■ Stored data ■

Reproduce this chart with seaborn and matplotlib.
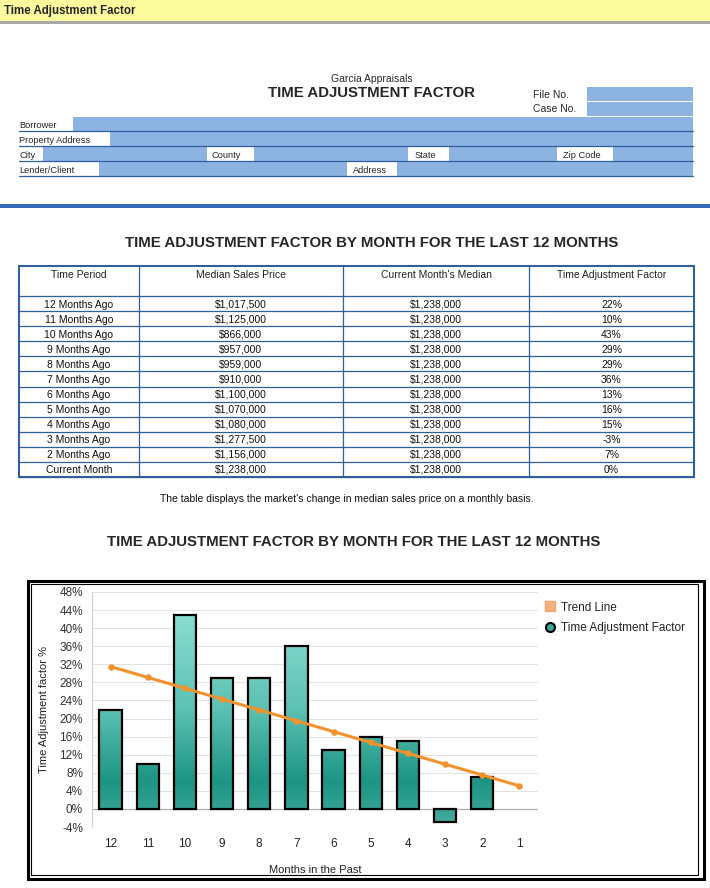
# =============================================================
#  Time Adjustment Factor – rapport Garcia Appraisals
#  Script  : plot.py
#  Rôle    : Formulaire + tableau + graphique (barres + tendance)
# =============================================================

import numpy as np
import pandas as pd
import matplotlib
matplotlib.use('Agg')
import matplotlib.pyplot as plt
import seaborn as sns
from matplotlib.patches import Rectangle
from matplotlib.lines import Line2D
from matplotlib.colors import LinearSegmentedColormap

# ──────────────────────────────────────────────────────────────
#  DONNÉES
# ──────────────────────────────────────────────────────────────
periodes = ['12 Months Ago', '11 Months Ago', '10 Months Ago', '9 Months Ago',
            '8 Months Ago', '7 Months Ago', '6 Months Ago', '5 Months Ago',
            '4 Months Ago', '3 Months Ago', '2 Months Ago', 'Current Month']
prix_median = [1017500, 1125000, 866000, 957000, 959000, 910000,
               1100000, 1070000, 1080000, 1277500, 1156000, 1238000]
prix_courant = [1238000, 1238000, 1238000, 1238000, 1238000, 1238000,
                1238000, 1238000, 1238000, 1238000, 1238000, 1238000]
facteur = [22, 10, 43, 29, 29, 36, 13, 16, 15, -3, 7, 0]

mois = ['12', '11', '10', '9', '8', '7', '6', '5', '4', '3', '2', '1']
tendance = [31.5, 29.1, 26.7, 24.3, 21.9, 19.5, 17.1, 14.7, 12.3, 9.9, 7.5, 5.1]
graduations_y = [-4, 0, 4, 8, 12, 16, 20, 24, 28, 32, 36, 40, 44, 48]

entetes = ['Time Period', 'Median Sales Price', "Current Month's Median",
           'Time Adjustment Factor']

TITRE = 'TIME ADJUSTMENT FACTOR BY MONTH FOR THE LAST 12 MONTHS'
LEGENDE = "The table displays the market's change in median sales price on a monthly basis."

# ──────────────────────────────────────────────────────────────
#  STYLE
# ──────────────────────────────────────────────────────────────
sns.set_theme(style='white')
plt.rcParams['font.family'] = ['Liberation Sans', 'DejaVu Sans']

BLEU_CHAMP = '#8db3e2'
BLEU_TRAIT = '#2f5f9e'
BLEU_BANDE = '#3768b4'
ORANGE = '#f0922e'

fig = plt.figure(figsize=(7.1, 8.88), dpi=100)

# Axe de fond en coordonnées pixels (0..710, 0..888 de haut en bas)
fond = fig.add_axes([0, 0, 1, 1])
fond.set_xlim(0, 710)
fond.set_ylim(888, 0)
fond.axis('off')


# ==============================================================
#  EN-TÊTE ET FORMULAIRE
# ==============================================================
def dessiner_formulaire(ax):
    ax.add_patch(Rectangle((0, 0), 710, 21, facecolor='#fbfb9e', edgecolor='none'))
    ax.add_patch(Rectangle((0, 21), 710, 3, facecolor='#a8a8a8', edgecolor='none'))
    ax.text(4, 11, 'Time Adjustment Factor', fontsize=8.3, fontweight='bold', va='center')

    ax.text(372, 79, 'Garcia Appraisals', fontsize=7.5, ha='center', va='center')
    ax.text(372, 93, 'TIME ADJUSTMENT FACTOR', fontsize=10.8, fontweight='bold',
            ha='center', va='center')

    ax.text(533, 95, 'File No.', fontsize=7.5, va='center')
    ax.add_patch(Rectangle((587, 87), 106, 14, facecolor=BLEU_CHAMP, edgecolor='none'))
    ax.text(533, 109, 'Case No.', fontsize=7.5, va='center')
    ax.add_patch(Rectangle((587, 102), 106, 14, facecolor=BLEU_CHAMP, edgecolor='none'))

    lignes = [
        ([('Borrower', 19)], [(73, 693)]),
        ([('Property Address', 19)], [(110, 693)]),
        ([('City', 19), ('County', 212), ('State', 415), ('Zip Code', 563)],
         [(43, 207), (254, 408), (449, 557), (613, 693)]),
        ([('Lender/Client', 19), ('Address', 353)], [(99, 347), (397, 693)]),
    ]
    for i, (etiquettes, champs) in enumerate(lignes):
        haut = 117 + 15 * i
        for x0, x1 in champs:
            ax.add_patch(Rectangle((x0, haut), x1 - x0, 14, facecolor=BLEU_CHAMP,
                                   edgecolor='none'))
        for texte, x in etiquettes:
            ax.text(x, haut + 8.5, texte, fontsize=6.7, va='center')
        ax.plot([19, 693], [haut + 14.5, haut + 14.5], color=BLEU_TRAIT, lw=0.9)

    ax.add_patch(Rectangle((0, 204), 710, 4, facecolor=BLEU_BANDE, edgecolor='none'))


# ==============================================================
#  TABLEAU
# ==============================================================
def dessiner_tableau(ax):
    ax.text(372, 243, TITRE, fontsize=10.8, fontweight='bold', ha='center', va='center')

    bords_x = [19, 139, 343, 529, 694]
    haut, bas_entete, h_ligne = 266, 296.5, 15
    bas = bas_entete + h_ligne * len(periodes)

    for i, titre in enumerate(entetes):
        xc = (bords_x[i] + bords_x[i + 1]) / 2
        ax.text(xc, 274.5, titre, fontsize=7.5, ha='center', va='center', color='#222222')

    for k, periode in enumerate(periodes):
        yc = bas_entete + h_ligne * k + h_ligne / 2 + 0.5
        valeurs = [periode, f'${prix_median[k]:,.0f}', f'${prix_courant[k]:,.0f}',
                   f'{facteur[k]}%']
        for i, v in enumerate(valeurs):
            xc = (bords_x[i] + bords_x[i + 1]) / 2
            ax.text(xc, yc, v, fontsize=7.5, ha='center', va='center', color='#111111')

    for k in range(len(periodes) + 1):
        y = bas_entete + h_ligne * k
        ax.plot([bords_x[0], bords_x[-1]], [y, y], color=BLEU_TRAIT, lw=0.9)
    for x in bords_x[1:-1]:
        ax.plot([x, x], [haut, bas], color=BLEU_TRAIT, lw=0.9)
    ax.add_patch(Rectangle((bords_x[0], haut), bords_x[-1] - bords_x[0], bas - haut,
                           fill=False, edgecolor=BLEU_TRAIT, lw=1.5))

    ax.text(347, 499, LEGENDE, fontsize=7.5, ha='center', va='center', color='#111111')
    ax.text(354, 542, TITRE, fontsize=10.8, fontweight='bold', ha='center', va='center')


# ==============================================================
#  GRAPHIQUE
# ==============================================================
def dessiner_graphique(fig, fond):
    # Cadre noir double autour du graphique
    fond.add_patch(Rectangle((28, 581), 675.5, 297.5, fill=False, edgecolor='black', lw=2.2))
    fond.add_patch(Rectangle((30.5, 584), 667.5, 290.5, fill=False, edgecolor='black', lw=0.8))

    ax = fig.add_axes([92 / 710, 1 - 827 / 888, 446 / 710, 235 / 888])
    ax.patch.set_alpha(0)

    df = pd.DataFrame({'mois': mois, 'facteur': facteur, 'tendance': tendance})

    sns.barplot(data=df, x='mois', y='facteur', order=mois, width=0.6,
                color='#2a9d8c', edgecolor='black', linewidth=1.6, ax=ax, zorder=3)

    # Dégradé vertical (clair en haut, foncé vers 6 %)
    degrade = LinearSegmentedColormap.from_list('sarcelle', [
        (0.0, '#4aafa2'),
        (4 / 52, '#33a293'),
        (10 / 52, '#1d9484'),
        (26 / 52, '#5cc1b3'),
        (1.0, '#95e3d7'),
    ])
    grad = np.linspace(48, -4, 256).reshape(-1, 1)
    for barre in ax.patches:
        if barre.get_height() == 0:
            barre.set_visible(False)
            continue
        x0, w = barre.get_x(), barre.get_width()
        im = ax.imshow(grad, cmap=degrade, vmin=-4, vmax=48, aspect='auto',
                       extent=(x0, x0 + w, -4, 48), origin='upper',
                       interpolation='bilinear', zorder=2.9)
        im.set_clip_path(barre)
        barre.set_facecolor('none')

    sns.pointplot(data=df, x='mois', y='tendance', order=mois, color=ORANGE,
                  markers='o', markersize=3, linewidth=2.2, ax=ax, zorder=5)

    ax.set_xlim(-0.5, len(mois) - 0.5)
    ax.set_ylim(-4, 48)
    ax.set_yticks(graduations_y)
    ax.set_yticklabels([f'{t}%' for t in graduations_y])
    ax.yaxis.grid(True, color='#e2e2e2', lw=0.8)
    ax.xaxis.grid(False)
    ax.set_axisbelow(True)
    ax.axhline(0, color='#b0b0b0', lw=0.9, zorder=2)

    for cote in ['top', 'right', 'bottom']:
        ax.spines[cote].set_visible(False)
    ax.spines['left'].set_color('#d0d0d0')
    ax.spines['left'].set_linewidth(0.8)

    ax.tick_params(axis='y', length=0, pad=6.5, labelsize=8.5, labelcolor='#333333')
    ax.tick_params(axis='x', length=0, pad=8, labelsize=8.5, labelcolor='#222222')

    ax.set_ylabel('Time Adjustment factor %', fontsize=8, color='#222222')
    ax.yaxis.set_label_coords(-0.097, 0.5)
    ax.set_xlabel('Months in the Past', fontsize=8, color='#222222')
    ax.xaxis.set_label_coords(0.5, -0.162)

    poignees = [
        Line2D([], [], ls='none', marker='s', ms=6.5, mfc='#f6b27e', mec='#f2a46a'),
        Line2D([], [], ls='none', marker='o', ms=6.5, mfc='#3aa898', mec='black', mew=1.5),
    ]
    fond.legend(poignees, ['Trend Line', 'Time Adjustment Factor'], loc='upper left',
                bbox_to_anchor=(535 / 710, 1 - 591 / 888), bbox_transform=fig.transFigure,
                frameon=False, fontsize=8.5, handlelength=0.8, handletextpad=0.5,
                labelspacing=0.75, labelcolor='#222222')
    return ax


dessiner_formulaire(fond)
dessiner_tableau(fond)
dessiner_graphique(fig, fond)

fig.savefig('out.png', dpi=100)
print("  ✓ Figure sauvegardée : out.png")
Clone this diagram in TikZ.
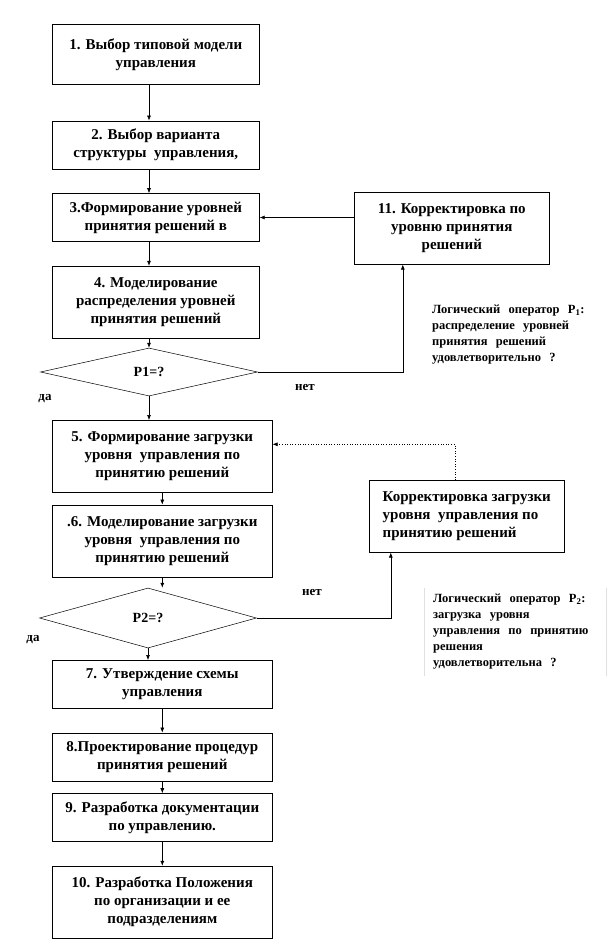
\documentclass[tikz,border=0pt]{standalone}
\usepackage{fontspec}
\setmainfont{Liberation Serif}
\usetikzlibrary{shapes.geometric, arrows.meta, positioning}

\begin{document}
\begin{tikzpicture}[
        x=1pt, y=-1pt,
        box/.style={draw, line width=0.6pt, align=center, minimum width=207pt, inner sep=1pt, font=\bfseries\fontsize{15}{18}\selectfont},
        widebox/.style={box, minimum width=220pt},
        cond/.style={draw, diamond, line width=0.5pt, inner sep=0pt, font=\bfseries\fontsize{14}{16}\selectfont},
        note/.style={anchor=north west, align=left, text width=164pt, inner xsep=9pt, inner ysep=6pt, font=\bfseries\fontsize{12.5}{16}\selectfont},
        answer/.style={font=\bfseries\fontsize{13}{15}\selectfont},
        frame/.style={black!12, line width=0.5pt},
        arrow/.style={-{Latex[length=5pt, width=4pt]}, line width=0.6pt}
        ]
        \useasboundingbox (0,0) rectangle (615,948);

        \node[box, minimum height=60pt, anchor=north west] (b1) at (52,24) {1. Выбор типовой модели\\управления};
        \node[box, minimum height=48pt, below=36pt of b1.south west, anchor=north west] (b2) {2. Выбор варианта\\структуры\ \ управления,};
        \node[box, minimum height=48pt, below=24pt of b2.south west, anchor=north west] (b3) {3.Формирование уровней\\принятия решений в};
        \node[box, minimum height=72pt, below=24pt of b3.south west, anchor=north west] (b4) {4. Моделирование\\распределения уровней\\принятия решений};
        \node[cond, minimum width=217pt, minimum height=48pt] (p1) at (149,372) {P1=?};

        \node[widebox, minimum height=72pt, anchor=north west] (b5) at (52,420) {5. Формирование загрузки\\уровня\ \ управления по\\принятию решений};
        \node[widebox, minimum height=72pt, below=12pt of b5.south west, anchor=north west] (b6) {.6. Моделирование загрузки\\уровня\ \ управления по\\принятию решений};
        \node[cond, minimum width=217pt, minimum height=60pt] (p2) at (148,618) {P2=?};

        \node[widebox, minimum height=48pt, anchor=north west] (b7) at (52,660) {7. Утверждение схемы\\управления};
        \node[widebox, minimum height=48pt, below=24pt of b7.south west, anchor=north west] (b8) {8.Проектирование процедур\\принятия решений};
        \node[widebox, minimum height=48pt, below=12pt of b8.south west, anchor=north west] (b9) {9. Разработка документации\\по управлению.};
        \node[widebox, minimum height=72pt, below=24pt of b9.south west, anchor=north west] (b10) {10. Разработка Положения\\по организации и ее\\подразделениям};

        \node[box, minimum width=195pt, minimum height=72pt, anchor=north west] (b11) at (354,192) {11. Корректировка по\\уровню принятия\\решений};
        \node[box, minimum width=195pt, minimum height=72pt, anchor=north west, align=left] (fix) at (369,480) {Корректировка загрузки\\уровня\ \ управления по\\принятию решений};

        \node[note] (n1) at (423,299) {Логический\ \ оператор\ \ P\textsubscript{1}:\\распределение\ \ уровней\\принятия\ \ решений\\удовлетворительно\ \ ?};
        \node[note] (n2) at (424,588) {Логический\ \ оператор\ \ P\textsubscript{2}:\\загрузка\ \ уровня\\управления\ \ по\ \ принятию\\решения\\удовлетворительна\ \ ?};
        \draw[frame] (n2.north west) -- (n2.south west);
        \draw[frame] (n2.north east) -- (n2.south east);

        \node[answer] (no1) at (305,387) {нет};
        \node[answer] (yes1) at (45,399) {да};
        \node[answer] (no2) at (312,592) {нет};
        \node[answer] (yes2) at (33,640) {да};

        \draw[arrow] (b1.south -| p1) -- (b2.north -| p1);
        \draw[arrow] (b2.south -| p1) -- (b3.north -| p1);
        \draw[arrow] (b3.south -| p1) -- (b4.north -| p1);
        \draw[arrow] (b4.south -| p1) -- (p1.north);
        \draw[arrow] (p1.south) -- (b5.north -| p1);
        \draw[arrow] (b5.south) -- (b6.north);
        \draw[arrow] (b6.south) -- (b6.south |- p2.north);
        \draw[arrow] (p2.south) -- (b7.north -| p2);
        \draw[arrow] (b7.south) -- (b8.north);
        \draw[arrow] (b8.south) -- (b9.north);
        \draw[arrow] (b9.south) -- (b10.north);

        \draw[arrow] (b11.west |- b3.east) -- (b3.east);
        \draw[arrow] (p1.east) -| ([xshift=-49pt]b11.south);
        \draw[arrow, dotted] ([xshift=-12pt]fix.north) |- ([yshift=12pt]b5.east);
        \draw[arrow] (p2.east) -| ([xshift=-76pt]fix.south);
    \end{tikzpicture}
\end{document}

■ Written task ■
Omit all pictures, and reproduce exactly the lines from the one holding "Clone this diagram in TikZ." through the one holding "width=217pt, minimum height=48pt]", both included.

■ Response to this task ■
Clone this diagram in TikZ.
\documentclass[tikz,border=0pt]{standalone}
\usepackage{fontspec}
\setmainfont{Liberation Serif}
\usetikzlibrary{shapes.geometric, arrows.meta, positioning}

\begin{document}
\begin{tikzpicture}[
        x=1pt, y=-1pt,
        box/.style={draw, line width=0.6pt, align=center, minimum width=207pt, inner sep=1pt, font=\bfseries\fontsize{15}{18}\selectfont},
        widebox/.style={box, minimum width=220pt},
        cond/.style={draw, diamond, line width=0.5pt, inner sep=0pt, font=\bfseries\fontsize{14}{16}\selectfont},
        note/.style={anchor=north west, align=left, text width=164pt, inner xsep=9pt, inner ysep=6pt, font=\bfseries\fontsize{12.5}{16}\selectfont},
        answer/.style={font=\bfseries\fontsize{13}{15}\selectfont},
        frame/.style={black!12, line width=0.5pt},
        arrow/.style={-{Latex[length=5pt, width=4pt]}, line width=0.6pt}
        ]
        \useasboundingbox (0,0) rectangle (615,948);

        \node[box, minimum height=60pt, anchor=north west] (b1) at (52,24) {1. Выбор типовой модели\\управления};
        \node[box, minimum height=48pt, below=36pt of b1.south west, anchor=north west] (b2) {2. Выбор варианта\\структуры\ \ управления,};
        \node[box, minimum height=48pt, below=24pt of b2.south west, anchor=north west] (b3) {3.Формирование уровней\\принятия решений в};
        \node[box, minimum height=72pt, below=24pt of b3.south west, anchor=north west] (b4) {4. Моделирование\\распределения уровней\\принятия решений};
        \node[cond, minimum width=217pt, minimum height=48pt] (p1) at (149,372) {P1=?};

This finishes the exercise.